Historical evidence seems to support this view. In the U.K. in the 1970s, for example, the top marginal income tax rate sometimes reached as high as 98 percent. At such confiscatory rates, with wealthy taxpayers giving the government 98 pence of every extra pound they earned, the incentive to make more money disappeared. It was also a period of economic stagnation, which ended after Margaret Thatcher reduced taxes sharply.
But a very different scenario could also occur.

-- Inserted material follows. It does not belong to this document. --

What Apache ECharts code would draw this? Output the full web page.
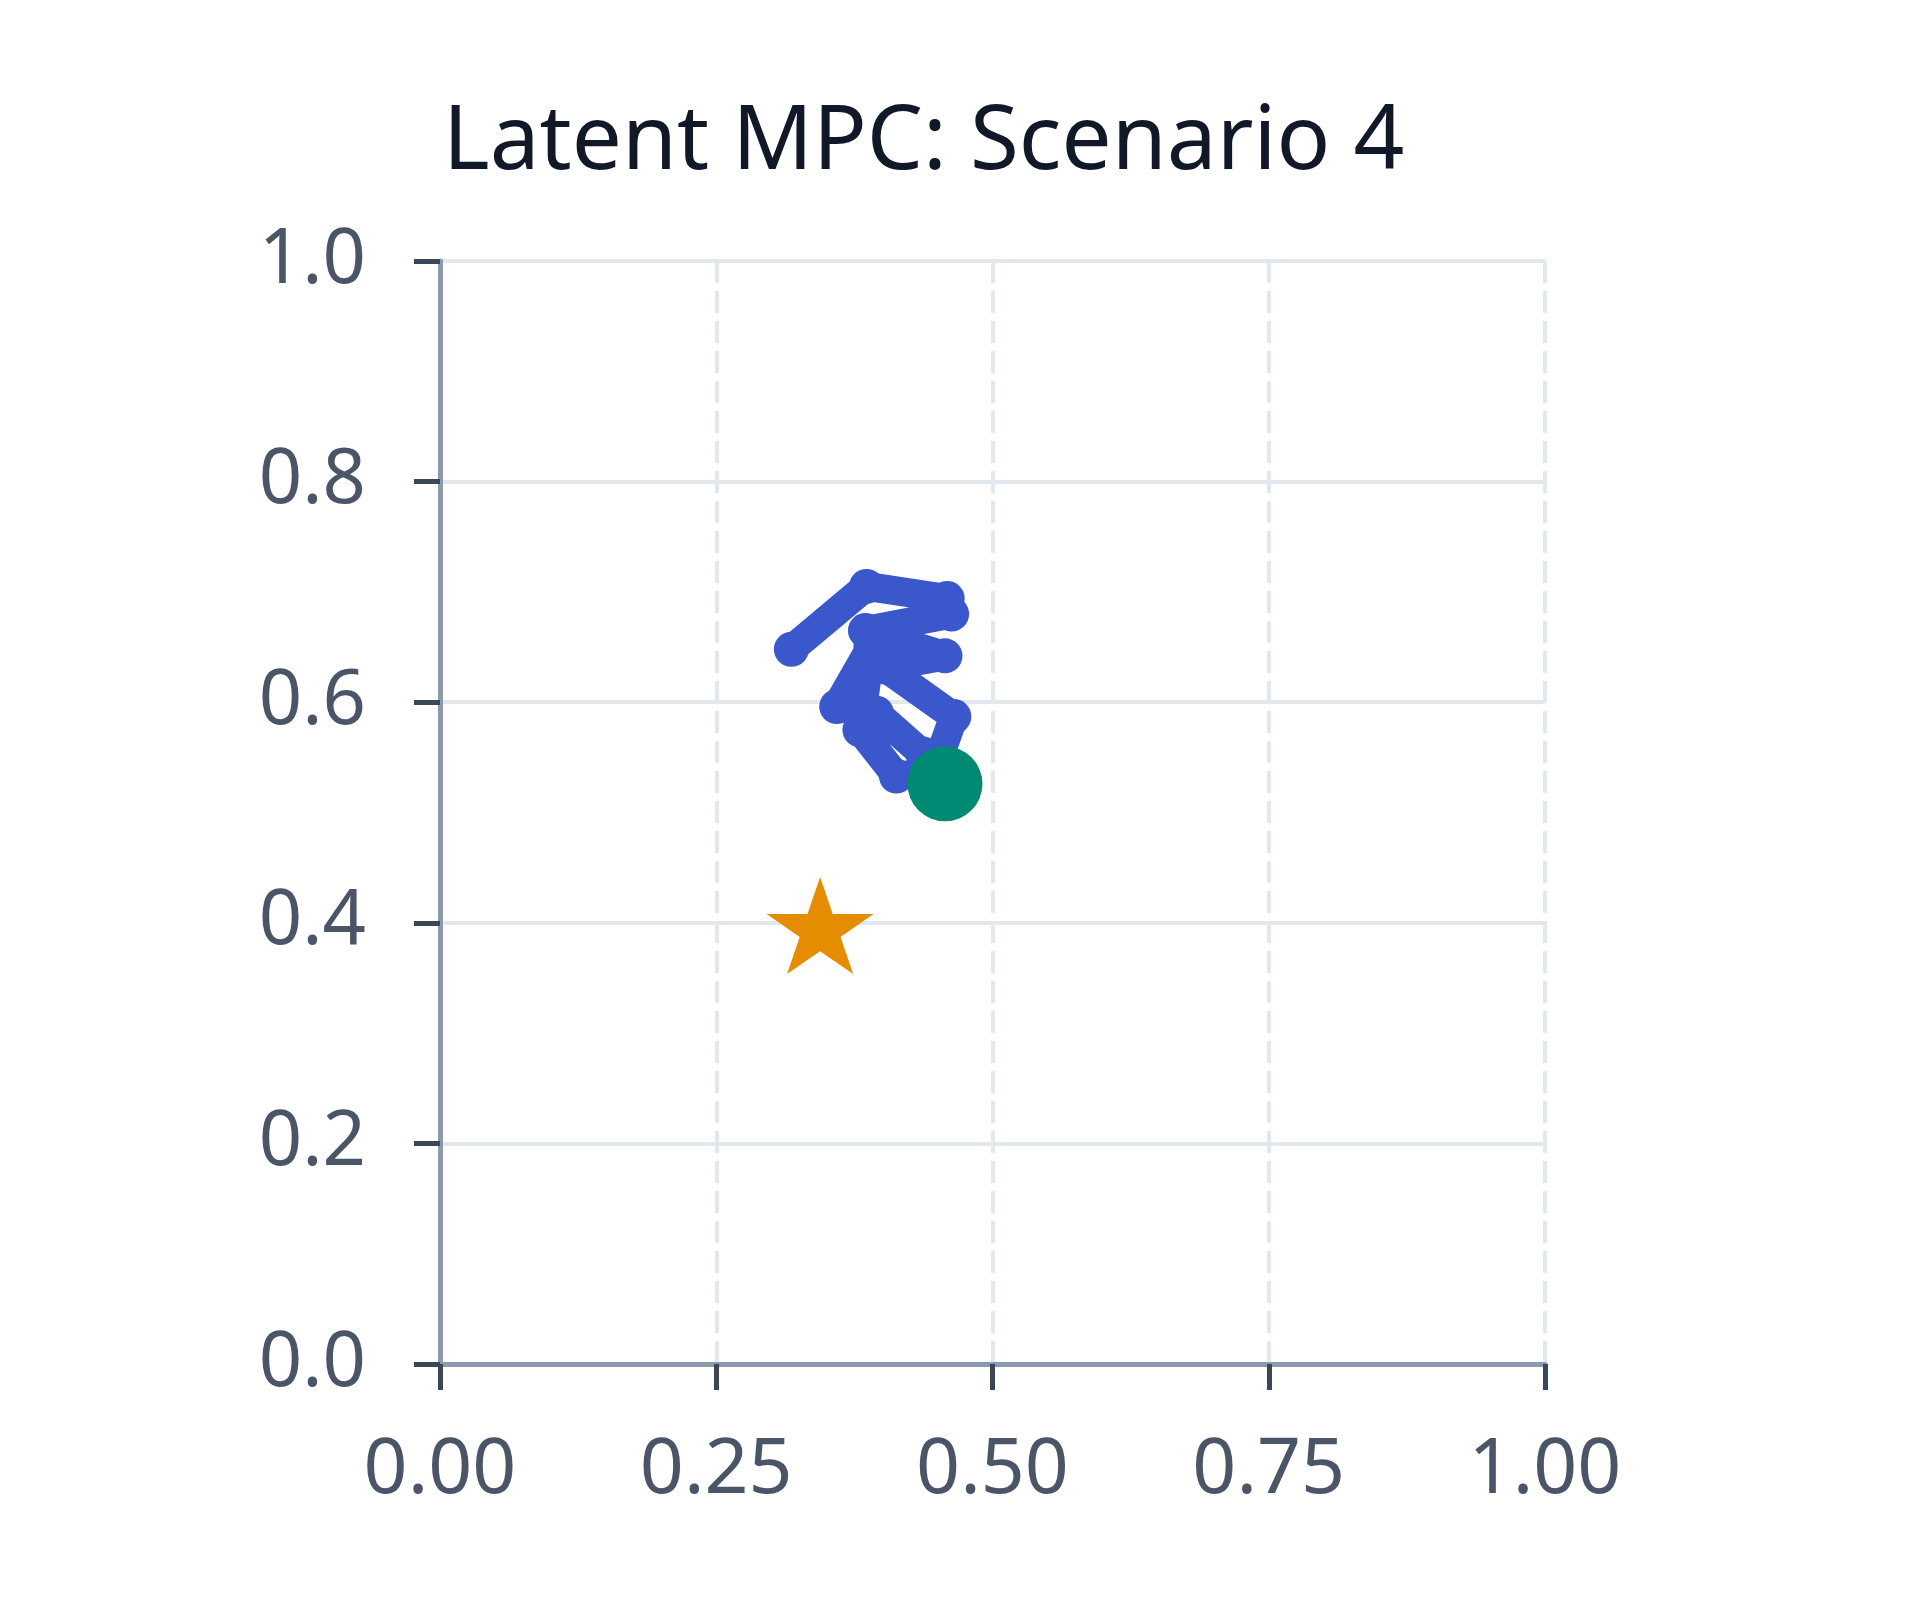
<!DOCTYPE html>
<html>
<head>
<meta charset="utf-8">
<script src="https://cdn.jsdelivr.net/npm/echarts@6/dist/echarts.min.js"></script>
<style>
html,body{margin:0;padding:0;background:#fff;}
#c{width:1920px;height:1600px;}
</style>
</head>
<body>
<div id="c"></div>
<script>
const titleText = 'Latent MPC: Scenario 4';
const xTicks = [0, 0.25, 0.5, 0.75, 1.0];
const yTicks = [0, 0.2, 0.4, 0.6, 0.8, 1.0];
const trajectory = [
  [0.452, 0.537],
  [0.413, 0.533],
  [0.380, 0.575],
  [0.390, 0.650],
  [0.359, 0.596],
  [0.395, 0.590],
  [0.437, 0.553],
  [0.450, 0.545],
  [0.465, 0.587],
  [0.402, 0.632],
  [0.457, 0.642],
  [0.385, 0.665],
  [0.463, 0.680],
  [0.459, 0.694],
  [0.386, 0.705],
  [0.318, 0.648]
];
const startPoint = [[0.457, 0.526]];
const goalPoint = [[0.344, 0.393]];

const chart = echarts.init(document.getElementById('c'));
const labelColor = '#4a5568';
const font = 'Noto Sans';
chart.setOption({
  animation: false,
  backgroundColor: '#ffffff',
  title: {
    text: titleText,
    left: 438,
    top: 94,
    textStyle: { fontFamily: font, fontSize: 89, fontWeight: 'normal', color: '#111827' }
  },
  grid: { left: 440, top: 261, width: 1105, height: 1103, containLabel: false },
  xAxis: {
    type: 'value', min: 0, max: 1, interval: 0.25,
    axisLine: { show: true, onZero: false, lineStyle: { color: '#8a9ab0', width: 5 } },
    axisTick: { show: true, length: 26, inside: false, lineStyle: { color: '#3b4656', width: 5 } },
    axisLabel: { margin: 69, fontFamily: font, fontSize: 77, color: labelColor,
      formatter: v => v.toFixed(2) },
    splitLine: { show: true, lineStyle: { color: '#e3e7ee', width: 4, type: [22, 8] } }
  },
  yAxis: {
    type: 'value', min: 0, max: 1, interval: 0.2,
    axisLine: { show: true, onZero: false, lineStyle: { color: '#8a9ab0', width: 5 } },
    axisTick: { show: true, length: 26, inside: false, lineStyle: { color: '#3b4656', width: 5 } },
    axisLabel: { margin: 74, fontFamily: font, fontSize: 76, color: labelColor,
      formatter: v => v.toFixed(1) },
    splitLine: { show: true, lineStyle: { color: '#e3e7ee', width: 4, type: 'solid' } }
  },
  series: [
    {
      type: 'line',
      data: trajectory,
      symbol: 'circle',
      symbolSize: 35,
      showSymbol: true,
      lineStyle: { color: '#3a58cc', width: 29, cap: 'round', join: 'round' },
      itemStyle: { color: '#3a58cc', borderWidth: 0 },
      z: 2
    },
    {
      type: 'scatter',
      data: startPoint,
      symbol: 'circle',
      symbolSize: 75,
      itemStyle: { color: '#008a74', opacity: 1 },
      z: 3
    },
    {
      type: 'scatter',
      data: goalPoint,
      symbol: 'path://M0,-1 L0.2245,-0.309 L0.9511,-0.309 L0.3633,0.118 L0.5878,0.809 L0,0.382 L-0.5878,0.809 L-0.3633,0.118 L-0.9511,-0.309 L-0.2245,-0.309 Z',
      symbolKeepAspect: true,
      symbolSize: [107, 102],
      symbolOffset: [0, -5],
      itemStyle: { color: '#e68c00', opacity: 1 },
      z: 3
    }
  ]
});
</script>
</body>
</html>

Imposing higher taxes on the most productive members of society should actually make them work far harder in order to escape the egalitarian income levels imposed by progressive taxation.
Tax rates that leave just 2 percent of your latest earnings in your pockets are obviously overkill, but if the top income tax rate goes up from, say, 30 percent to 60 percent, there will be an incentive for those in the top income bracket to earn two dollars for every dollar they previously earned, so as to keep 80 cents rather than 70 cents. That would mean entrepreneurs work harder and provide a boost to the economy.
What is needed is an opportunity to make that extra dollar. Entrepreneurship, risk-taking and innovation depend on overall economic conditions that encourage them, not just on high or low taxation levels. Relatively high taxes have not prevented innovative economies from emerging in the Nordic countries and Israel. Most people in Sweden pay a tax rate of 50-60 percent when central government and municipal taxes are included, and in Israel the top income tax rate is 45 percent. In Russia, on the other hand, where a flat tax rate of 13 percent has been in place for a decade, the economy has shown no sign of becoming more dynamic or entrepreneurial. On the contrary, small and medium-size businesses have been disappearing and businesspeople have been migrating to higher tax jurisdictions in the West.
In the U.S. the information technology revolution began in the second half of the 1970s, when getting rich seemed extremely difficult since the top income tax rate was a whopping 70 percent. Staying rich was even harder, because high inflation was destroying accumulated wealth while the stock market was stagnant. Nevertheless, the fear of eventually giving Uncle Sam more than two thirds of their earnings didn't keep Steve Jobs and Steve Wozniak from assembling the first Apple computer at a garage, or Bill Gates from founding Microsoft and doggedly fighting to secure for it a near-monopoly on personal computer software.
The info tech revolution reached its peak in the 1990s, before the two rounds of George W. Bush's tax cuts came into effect. The 20th century's final years saw high employment, and even a labor shortage, in the U.S., with kids fresh out of college commanding exorbitant salaries. New entrepreneurial fortunes, provided by such companies as eBay, Google and Amazon, began to be built.
As to the Bush tax cuts, which theoretically should have provided a boost to jobs and generated solid economic growth by freeing job creators of their excessive tax burden, they resulted instead in the creation of a massive housing bubble and a huge speculative pyramid in financial markets and commodities.